In a time where many literary critics think that the “author is dead,” or, if he is living at all, a mere function of his social context, David Oliver Davies’ new book, Milton’s Socratic Rationalism, is a breath of fresh air. Davies boldly proclaims that we have something to learn from John Milton, for, he argues, Milton is one of those rare and outstanding human beings whose quest for truth led him to an inner freedom that allowed him to see the human situation as it is. For anyone who hopes to understand Milton’s thought as a whole, as well as Paradise Lost in particular, this book is indispensable.

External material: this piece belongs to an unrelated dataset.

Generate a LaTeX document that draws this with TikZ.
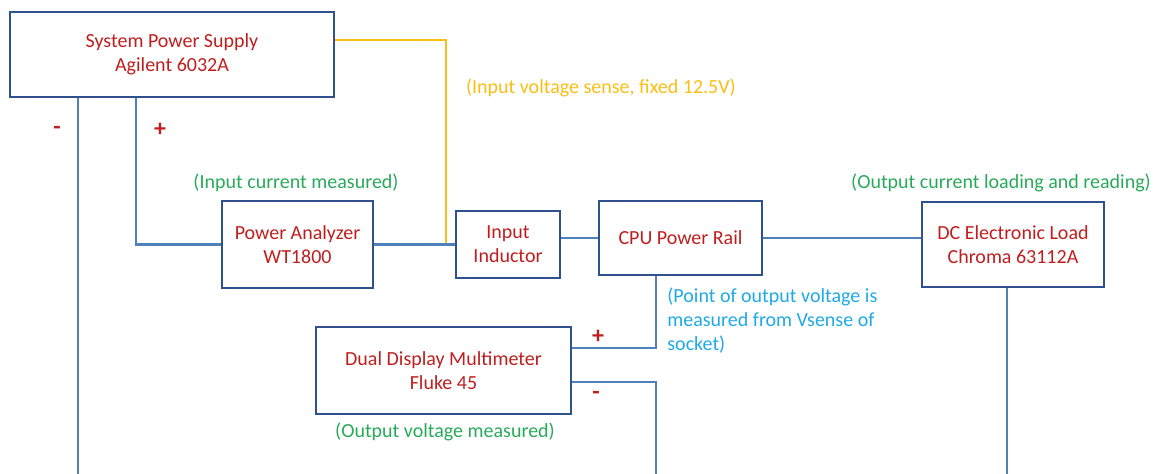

One of the distinctive accomplishments of the book is its excellent account of how to read Paradise Lost as Milton wished for it to be read. By teaching us how to read Milton at the outset, Davies gives readers their own tools with which to encounter Milton for themselves. That is, Davies does not wish for us, his readers, to blindly follow his reading, but, rather, to journey with him into the poem with our eyes open, able to dispute with him should we disagree. In this way, Davies shows his great respect for his readers. To begin with, he offers the simple, but never to be forgotten, suggestion that Milton’s overall teaching may diverge with explicit statements that his narrative persona makes (17-18).[i] That is, Milton, as author, may have a different teaching than his narrator. Davies suspects that the narrative persona may be more conventional and less radical than Milton himself, which leads us to Davies’ next hermeneutic suggestion. He makes the argument that Milton writes esoterically, or that he intentionally addresses multiple audiences at once (xii, xv, 1, 138).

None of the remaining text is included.